‘Ship Tracks’ Study Reveals IMO 2020’s Impact on Reducing Pollution from Ships

The International Maritime Organization’s (IMO) low sulphur fuel regulation was a marked shift in the shipping industry’s efforts to reduce air pollution from ships.

Known as “IMO 2020”, the regulation put a new global limit on the sulphur content of bunker fuel used by ships, in turn reducing sulphur oxide (SOx) emissions which are harmful to human health, by some 85%.

Now a new NASA study helps to visualize the benefits by showing studying artificial “ship track” clouds, serving as pollution fingerprints.

The narrow clouds, which were first observed as “anomalous cloud lines” in early weather satellite images acquired in the 1960s, form when water vapor condenses around microscopic pollution particles that ships emit as exhaust.

Drawing on nearly two decades of satellite imagery, researchers found that the number of ship tracks fell significantly after the new low sulphur fuel rules came into effect in 2020. COVID-19-related trade disruptions may have also played a smaller role.

Less sulfur emissions means there were fewer aerosol particles released to form detectable ship tracks.

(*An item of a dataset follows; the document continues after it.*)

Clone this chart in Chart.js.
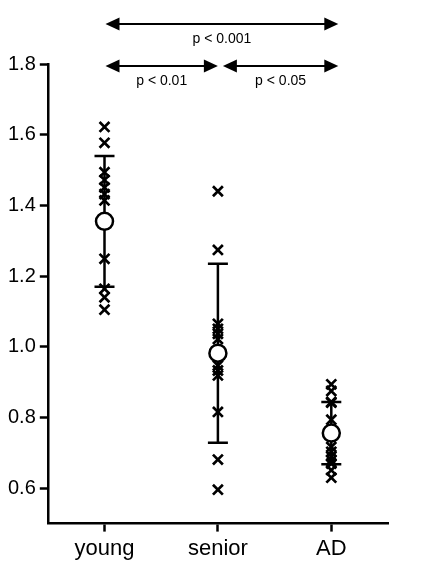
<!DOCTYPE html>
<html>
<head>
<meta charset="utf-8">
<script src="https://cdn.jsdelivr.net/npm/chart.js@4.4.1/dist/chart.umd.min.js"></script>
<style>
  body { margin: 0; background: #fff; }
  #wrap { width: 425px; height: 571px; }
</style>
</head>
<body>
<div id="wrap"><canvas id="myChart"></canvas></div>
<script>
// categories and values
const groups = ['young', 'senior', 'AD'];
const youngValues = [1.622, 1.577, 1.494, 1.472, 1.451, 1.432, 1.414, 1.249, 1.164, 1.140, 1.105];
const seniorValues = [1.440, 1.274, 1.065, 1.051, 1.037, 1.022, 0.947, 0.933, 0.919, 0.816, 0.681, 0.596];
const adValues = [0.894, 0.875, 0.844, 0.842, 0.794, 0.717, 0.703, 0.690, 0.679, 0.670, 0.651, 0.630];
const means = [1.355, 0.982, 0.756];
const sds = [0.185, 0.253, 0.088];
const yTicks = [0.6, 0.8, 1.0, 1.2, 1.4, 1.6, 1.8];

// significance brackets: from group index, to group index, label, row
const comparisons = [
  { from: 0, to: 2, label: 'p < 0.001', row: 0 },
  { from: 0, to: 1, label: 'p < 0.01', row: 1 },
  { from: 1, to: 2, label: 'p < 0.05', row: 1 }
];

const crossPoints = [];
[youngValues, seniorValues, adValues].forEach((vals, i) => {
  vals.forEach(v => crossPoints.push({ x: groups[i], y: v }));
});
const meanPoints = means.map((m, i) => ({ x: groups[i], y: m }));

// error bars (mean +/- sd) drawn under the points
const errorBars = {
  id: 'errorBars',
  beforeDatasetsDraw(chart) {
    const { ctx, scales: { x, y } } = chart;
    ctx.save();
    ctx.strokeStyle = '#000';
    ctx.lineWidth = 2.5;
    means.forEach((m, i) => {
      const px = x.getPixelForValue(i);
      const top = y.getPixelForValue(m + sds[i]);
      const bot = y.getPixelForValue(m - sds[i]);
      ctx.beginPath();
      ctx.moveTo(px, top); ctx.lineTo(px, bot);
      ctx.moveTo(px - 10, top); ctx.lineTo(px + 10, top);
      ctx.moveTo(px - 10, bot); ctx.lineTo(px + 10, bot);
      ctx.stroke();
    });
    ctx.restore();
  }
};

function arrowHead(ctx, x, y, dir) {
  ctx.beginPath();
  ctx.moveTo(x, y);
  ctx.lineTo(x - dir * 14, y - 6.5);
  ctx.lineTo(x - dir * 14, y + 6.5);
  ctx.closePath();
  ctx.fill();
}

// double-headed arrows with p-values above the plot
const sigArrows = {
  id: 'sigArrows',
  afterDraw(chart) {
    const { ctx, scales: { x, y } } = chart;
    const baseY = y.getPixelForValue(1.8) + 2;
    ctx.save();
    ctx.strokeStyle = '#000';
    ctx.fillStyle = '#000';
    ctx.lineWidth = 2;
    ctx.font = '14px "Liberation Sans", Arial, sans-serif';
    ctx.textAlign = 'center';
    ctx.textBaseline = 'middle';
    comparisons.forEach(c => {
      const ay = baseY - (c.row === 0 ? 42 : 0);
      const x1 = x.getPixelForValue(c.from) + (c.from === 0 ? 1 : 5);
      const x2 = x.getPixelForValue(c.to) + (c.to === 2 ? 7 : 0);
      ctx.beginPath();
      ctx.moveTo(x1 + 10, ay); ctx.lineTo(x2 - 10, ay);
      ctx.stroke();
      arrowHead(ctx, x1, ay, -1);
      arrowHead(ctx, x2, ay, 1);
      ctx.fillText(c.label, (x1 + x2) / 2, ay + 15);
    });
    ctx.restore();
  }
};

const ctx = document.getElementById('myChart');
new Chart(ctx, {
  type: 'line',
  data: {
    labels: groups,
    datasets: [
      {
        label: 'values',
        data: crossPoints,
        showLine: false,
        pointStyle: 'crossRot',
        pointRadius: 7,
        pointBorderWidth: 2.7,
        borderColor: '#000',
        backgroundColor: '#000',
        order: 2
      },
      {
        label: 'mean',
        data: meanPoints,
        showLine: false,
        pointStyle: 'circle',
        pointRadius: 8.5,
        pointBorderWidth: 2.5,
        borderColor: '#000',
        backgroundColor: '#fff',
        order: 1
      }
    ]
  },
  options: {
    responsive: true,
    maintainAspectRatio: false,
    animation: false,
    layout: { padding: { top: 64, right: 37, left: 4, bottom: 5 } },
    plugins: {
      legend: { display: false },
      tooltip: { enabled: false }
    },
    scales: {
      x: {
        type: 'category',
        offset: true,
        grid: { display: true, drawOnChartArea: false, offset: false, tickLength: 8, tickWidth: 2.5, tickColor: '#000' },
        border: { display: true, color: '#000', width: 2.5 },
        ticks: { color: '#000', padding: 4, font: { family: '"Liberation Sans", Arial, sans-serif', size: 22 } }
      },
      y: {
        min: 0.5,
        max: 1.8,
        afterBuildTicks: axis => { axis.ticks = yTicks.map(v => ({ value: v })); },
        grid: { display: true, drawOnChartArea: false, tickLength: 8, tickWidth: 2.5, tickColor: '#000' },
        border: { display: true, color: '#000', width: 2.5 },
        ticks: {
          color: '#000',
          padding: 4,
          font: { family: '"Liberation Sans", Arial, sans-serif', size: 20 },
          callback: v => v.toFixed(1)
        }
      }
    }
  },
  plugins: [errorBars, sigArrows]
});
</script>
</body>
</html>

Scientists used advanced computing to create the first historical measurements of ship tracks. Using artificial intelligence, they were able to automatically identify ship tracks across 17 years of daytime images (2003-2020), as captured by NASA’s Moderate Resolution Imaging Spectroradiometer (MODIS) aboard the Aqua satellite.

“Without this kind of complete and large-scale sampling of ship tracks, we cannot begin to completely understand this problem,” said lead author Tianle Yuan, an atmospheric scientist at NASA’s Goddard Space Flight Center in Greenbelt, Maryland, and the University of Maryland, Baltimore County.

According to the Yuan, similar but more targeted sulphur regulations, such as an IMO Emission Control Area in effect since 2015 off the west coast of the U.S. and Canada, had not had the desired effect because operators altered their routes and charted longer courses to avoid designated zones.

While analyzing 2020 data, however, the researchers found that ship-track density fell that year in every major shipping lane.

While ship-based tracking data indicated that COVID-19 played a role by decreasing global shipping traffic for a few months in the spring of 2020, the change alone could not explain the large decrease in observed ship tracks throughout the year. Through several months of 2021, ship track clouds remained at record-low levels even though global shipping had picked back up.

The researchers therefore concluded that the new global fuel regulation played the dominant role in reducing ship tracks in 2020.

The researchers also found that fluctuations in economic activity left distinct traces in the satellite record. In particular, Trans-Pacific ship track patterns between Asia and the Americas reflect dips and spikes in trade. Looking back further, the study outlined that a general upward trend in shipping activity between 2003 and 2013—reflected in ship-track clouds—dropped for about a year in the aftermath of the 2008 global financial crisis. An even sharper decrease between 2014 and 2016, likely reflecting a slowdown in Chinese imports and exports of raw materials and commodities.

 “Ship tracks are great natural laboratories for studying the interaction between aerosols and low clouds, and how that impacts the amount of radiation Earth receives and reflects back to space,” Yuan said. “That is a key uncertainty we face in terms of what drives climate right now.”